Only a few issues of Comix Book were ever published, and while Marvel might have written it off as an unmitigated failure, it's a far better cultural portrait of 1970s society than a hundred and fifty issues of The Defenders. In the first issue alone, there is some hamfisted political allegory, the usual what-if-funny-animals-were-gross nonsense and several strips with horribly dated jokes, but there are also touches of brilliance.

They do come from the usual suspects – Art Spiegleman is at his art-deco abstract best, Basil Wolverton is still showing the kids how to do it and there is some fun and games from the likes of Howard Cruse, Kim Deitch and Scott Shaw – and these pieces still give Comix Book some bite and relevance, more than 40 years after it baffled Marvel.


Bizarre Adventures #27
by Claremont, Buscema, Janson, Duffy, Perez, Alcala, Layton and Cockrum


Seven years after Comix Book, Marvel were still trying out new things with their black and white magazines, but by now they were sticking to more traditional fare, with this issue of Bizarre Adventures focusing on the lives of three different X-Men.

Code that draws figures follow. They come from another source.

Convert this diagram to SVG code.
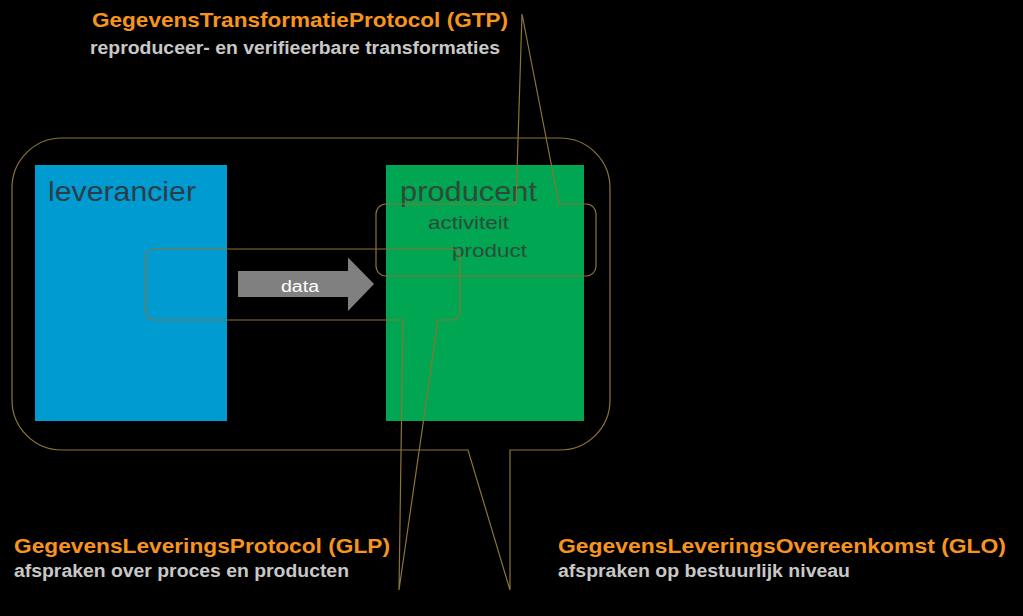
<svg xmlns="http://www.w3.org/2000/svg" width="1023" height="616" viewBox="0 0 1023 616">
  <style>
    .callout { fill: none; stroke: #8c7434; stroke-width: 1.2; stroke-linejoin: miter; }
    .title { font-family: "Liberation Sans", Arial, sans-serif; font-weight: bold; font-size: 20.5px; fill: #f7941e; }
    .sub { font-family: "Liberation Sans", Arial, sans-serif; font-weight: bold; font-size: 18px; fill: #c8c8c8; }
    .boxlabel { font-family: "Liberation Sans", Arial, sans-serif; }
  </style>
  <rect width="1023" height="616" fill="#000000"/>

  <g id="leverancier">
    <rect x="35" y="165" width="192" height="256" fill="#009bd0"/>
    <text class="boxlabel" x="48" y="200.5" font-size="28" fill="#2b3d48" textLength="148" lengthAdjust="spacingAndGlyphs">leverancier</text>
  </g>

  <g id="producent">
    <rect x="386" y="165" width="198" height="256" fill="#00a651"/>
    <text class="boxlabel" x="400" y="200.5" font-size="28" fill="#2f4a3a" textLength="137" lengthAdjust="spacingAndGlyphs">producent</text>
    <text class="boxlabel" x="428" y="229" font-size="19" fill="#2f4a3a" textLength="81" lengthAdjust="spacingAndGlyphs">activiteit</text>
    <text class="boxlabel" x="452" y="257" font-size="19" fill="#2f4a3a" textLength="75" lengthAdjust="spacingAndGlyphs">product</text>
  </g>

  <g id="connectors">
    <g id="data-arrow">
      <polygon points="238,271 348,271 348,257.5 374,284 348,311 348,297 238,297" fill="#808080"/>
      <text class="boxlabel" x="281" y="292" font-size="16" fill="#ffffff" textLength="38" lengthAdjust="spacingAndGlyphs">data</text>
    </g>
  </g>

  <g id="GLO">
    <path class="callout" d="M 62,138 H 560 A 50 50 0 0 1 610,188 V 400 A 50 50 0 0 1 560,450 H 510 V 590 L 468,450 H 62 A 50 50 0 0 1 12,400 V 188 A 50 50 0 0 1 62,138 Z"/>
    <text class="title" x="558" y="553" textLength="448" lengthAdjust="spacingAndGlyphs">GegevensLeveringsOvereenkomst  (GLO)</text>
    <text class="sub" x="558" y="577" textLength="292" lengthAdjust="spacingAndGlyphs">afspraken op bestuurlijk niveau</text>
  </g>

  <g id="GLP">
    <path class="callout" d="M 154,249 H 452 A 8 8 0 0 1 460,257 V 312 A 8 8 0 0 1 452,320 H 438 L 399,590 L 403,320 H 154 A 8 8 0 0 1 146,312 V 257 A 8 8 0 0 1 154,249 Z"/>
    <text class="title" x="14" y="553" textLength="376" lengthAdjust="spacingAndGlyphs">GegevensLeveringsProtocol (GLP)</text>
    <text class="sub" x="14" y="577" textLength="335" lengthAdjust="spacingAndGlyphs">afspraken over proces en producten</text>
  </g>

  <g id="GTP">
    <path class="callout" d="M 386,204 H 516 L 522,14 L 559,204 H 586 A 10 10 0 0 1 596,214 V 266 A 10 10 0 0 1 586,276 H 386 A 10 10 0 0 1 376,266 V 214 A 10 10 0 0 1 386,204 Z"/>
    <text class="title" x="92" y="27" textLength="416" lengthAdjust="spacingAndGlyphs">GegevensTransformatieProtocol (GTP)</text>
    <text class="sub" x="90" y="53.5" textLength="410" lengthAdjust="spacingAndGlyphs">reproduceer- en verifieerbare transformaties</text>
  </g>
</svg>
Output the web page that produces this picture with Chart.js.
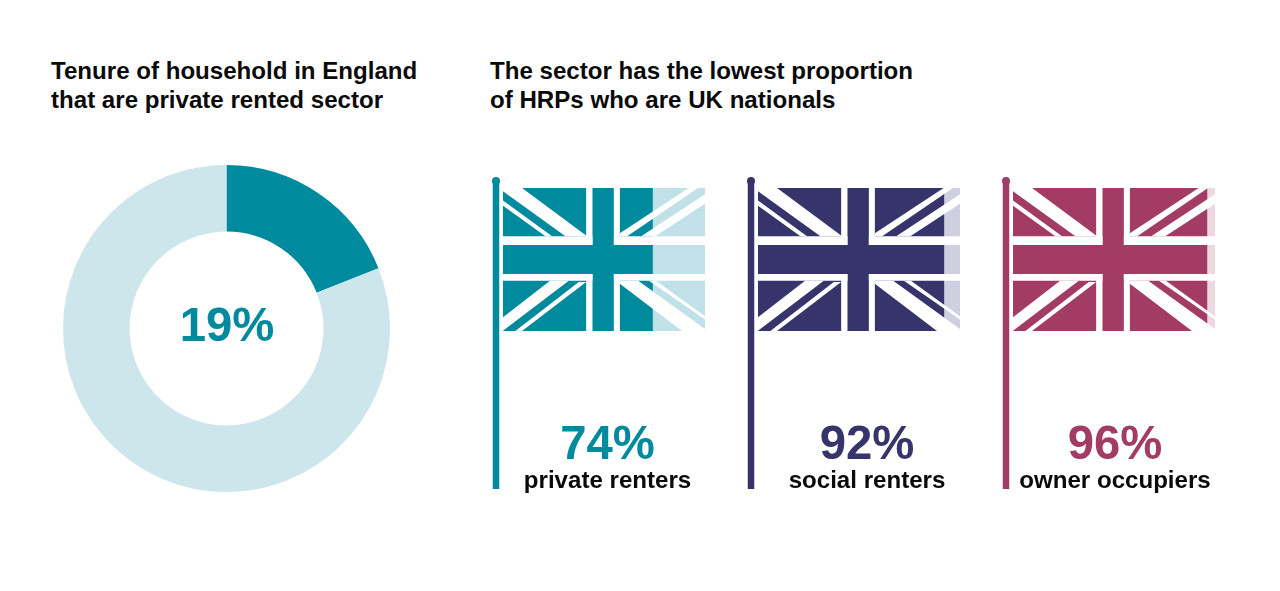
<!DOCTYPE html>
<html><head><meta charset="utf-8">
<script src="https://cdn.jsdelivr.net/npm/chart.js@4"></script>
<style>
html,body{margin:0;padding:0;background:#fff;width:1280px;height:591px;overflow:hidden;font-family:"Liberation Sans",Arial,sans-serif}
canvas{position:absolute}
.t{position:absolute;font-weight:700;white-space:nowrap;color:#0a0a0a}
.title{font-size:24.1px;line-height:29px}
.pct{font-size:47.3px;line-height:50px;transform:translateX(-50%)}
.lab{font-size:24.1px;line-height:28px;transform:translateX(-50%)}
</style></head><body>
<div class="t title" id="t1" style="left:51px;top:56px"></div>
<div class="t title" id="t2" style="left:490px;top:56px"></div>
<canvas id="donut" width="327" height="327" style="left:63px;top:165px;width:327px;height:327px"></canvas>
<div class="t pct" id="dv" style="left:227px;top:300px"></div>
<script>
const titleLeft = ["Tenure of household in England","that are private rented sector"];
const titleRight = ["The sector has the lowest proportion","of HRPs who are UK nationals"];
const tenureLabels = ["Private rented sector","Other tenures"];
const tenureValues = [19,81];
const flagLabels = ["private renters","social renters","owner occupiers"];
const flagValues = [74,92,96];
const flagColors = ["#008a9e","#37336b","#a23c65"];
const flagPale = ["#c0e1e7","#cfcfdf","#eed8e1"];
const donutPale = "#cde6ec";

document.getElementById('t1').innerHTML = titleLeft.join('<br>');
document.getElementById('t2').innerHTML = titleRight.join('<br>');
const dv = document.getElementById('dv');
dv.textContent = tenureValues[0] + '%'; dv.style.color = flagColors[0];

new Chart(document.getElementById('donut'),{
  type:'doughnut',
  data:{labels:tenureLabels,datasets:[{data:tenureValues,backgroundColor:[flagColors[0],donutPale],borderWidth:0}]},
  options:{responsive:false,animation:false,cutout:'59.3%',layout:{padding:0},
    plugins:{legend:{display:false},tooltip:{enabled:false}}}
});

// Union-jack overlay in a 605x427 design grid, painted white over the bar
const W=[
 [[249,0],[268,0],[268,170],[249,170]],
 [[332,0],[350,0],[350,170],[332,170]],
 [[249,257],[268,257],[268,427],[249,427]],
 [[332,257],[350,257],[350,427],[332,427]],
 [[0,144],[268,144],[268,170],[0,170]],
 [[332,144],[605,144],[605,170],[332,170]],
 [[0,257],[268,257],[268,277],[0,277]],
 [[332,257],[605,257],[605,277],[332,277]],
 // top-left
 [[0,0],[57,0],[249,142],[249,144],[187,144],[0,10]],
 [[0,37],[147,144],[127,144],[0,53]],
 // top-right
 [[350,135],[556,0],[584,0],[372,144],[350,144]],
 [[414,144],[605,19],[605,47],[456,144]],
 // bottom-left
 [[141,277],[197,277],[192,281],[0,426],[0,386]],
 [[227,281],[249,281],[57,427],[37,427]],
 // bottom-right
 [[350,286],[350,277],[405,277],[605,421],[605,427],[536,427]],
 [[437,277],[458,277],[605,383],[605,393]]
];
const pole={x:-7,top:-7,bottom:301,w:6.5,r:4};
const flagPlugin={id:'flag',afterDatasetsDraw(c,args,o){
  const a=c.chartArea,ctx=c.ctx,sx=a.width/605,sy=a.height/427;
  ctx.save();ctx.fillStyle='#fff';
  for(const p of W){ctx.beginPath();p.forEach(([x,y],i)=>{const X=a.left+x*sx,Y=a.top+y*sy;i?ctx.lineTo(X,Y):ctx.moveTo(X,Y)});ctx.closePath();ctx.fill();}
  ctx.fillStyle=o.color;
  ctx.fillRect(a.left+pole.x-pole.w/2,a.top+pole.top,pole.w,pole.bottom-pole.top);
  ctx.beginPath();ctx.arc(a.left+pole.x,a.top+pole.top,pole.r,0,Math.PI*2);ctx.fill();
  ctx.restore();
}};
const flagLeft=[503,758,1013], flagTextX=[607.5,867,1115];
flagValues.forEach((v,i)=>{
  const cv=document.createElement('canvas');
  const L=flagLeft[i]-20,T=170,CW=240,CH=330;
  cv.width=CW;cv.height=CH;cv.style.cssText=`left:${L}px;top:${T}px;width:${CW}px;height:${CH}px`;
  document.body.appendChild(cv);
  new Chart(cv,{
    type:'bar',plugins:[flagPlugin],
    data:{labels:[flagLabels[i]],datasets:[
      {data:[v],backgroundColor:flagColors[i],borderWidth:0,barPercentage:1,categoryPercentage:1},
      {data:[100-v],backgroundColor:flagPale[i],borderWidth:0,barPercentage:1,categoryPercentage:1}]},
    options:{indexAxis:'y',responsive:false,animation:false,
      layout:{padding:{left:20,right:CW-20-202,top:18,bottom:CH-18-143}},
      scales:{x:{display:false,stacked:true,min:0,max:100},y:{display:false,stacked:true}},
      plugins:{legend:{display:false},tooltip:{enabled:false},flag:{color:flagColors[i]}}}
  });
  const p=document.createElement('div');p.className='t pct';p.textContent=v+'%';
  p.style.cssText=`left:${flagTextX[i]}px;top:418px;color:${flagColors[i]}`;document.body.appendChild(p);
  const l=document.createElement('div');l.className='t lab';l.textContent=flagLabels[i];
  l.style.cssText=`left:${flagTextX[i]}px;top:466px`;document.body.appendChild(l);
});
</script>
</body></html>
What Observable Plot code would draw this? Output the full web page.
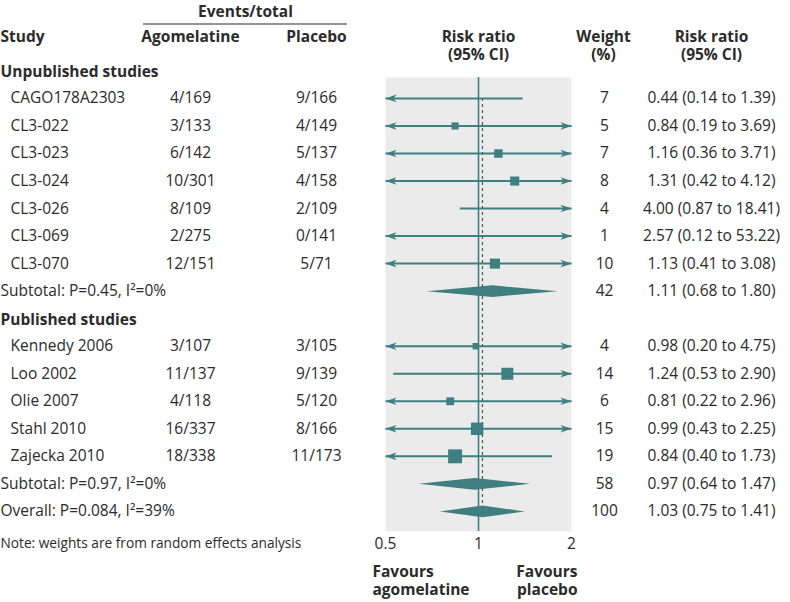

It's the sort of softly weird and totally pleasant filler that would bulk out Classic X-Men later that decade, with Nightcrawler, Phoenix and Iceman getting into various scraps. This was before the glut of X-products that started smothering the whole thing in the late eighties, where a previously untold story of Jean Grey's time as the Phoenix was actually quite rare.

The stories are still fairly generic, but have their charms. I have a weird soft spot for Jean Grey's family, and I'm frequently appalled by the horrors they suffer for plot purposes, so seeing Jean spend some time with her sister Sara is somewhat touching, even if they get dragged into Atlantean bullshit, while Nightcrawler is at his swashbuckling best and Iceman is at his moping worst.

Bizarre Adventures proved to be one of Marvel's last gasps in the B&W game, and this issue probably didn't help things too much, but at the very least, you can never have too much of Dave Cockrum's yelling comics.


Housebound with Rick Geary
By Rick Geary


All the cool kids know Rick Geary's Victorian murder mystery comics are essential reading, looking at historical atrocities with a wry eye, but this book of his earlier work is a great look at the artist in progress.

In the pages of this 1991 book, collecting his random comics from the previous 15 years, you can see Geary feeling his way around, looking for his own distinct style and tone. There are hints of the true crime adaptations already shining through, amongst stream of consciousness stories and contemporary snapshots.

Looking at his art, the thing that is most remarkable is how quickly he settles on his signature style, with broken lines, intense detailing and vivid caricatures. He quickly develops it in the strips he produces in the late 1970s, and by 1980 its recognisably Geary. A viewpoint as idiosyncratic as his takes some time to get right, but it didn't take that long before his art couldn't have come from anybody else's pen.


The Daredevil Chronicles
By Enthusiasm!


A lightly professional fanzine, full of the same enthusiasm, but with a comparatively huge print run, The Daredevil Chronicles was part of a series of magazines focusing on Marvel's biggest titles, but published by FantaCo in the early eighties, and full of interviews, articles and artwork, with this one featuring pictures of Daredvil by George Perez, Fred Hembeck and Spain.

The main appeal of the Daredevil issue is a long and rambling interview with Frank Miller and Klaus Janson, right at the peak of their first run. Its heartening to see how they are still invigorated by their own success, and delighted to see their experimentation take off, with a strangely nebulous vision for the future.

Like all these publications, it's a total product of its time and place. Everything moves on in this world, but these pieces of cultural debris are still here, and are still full of fun, and still worth looking for.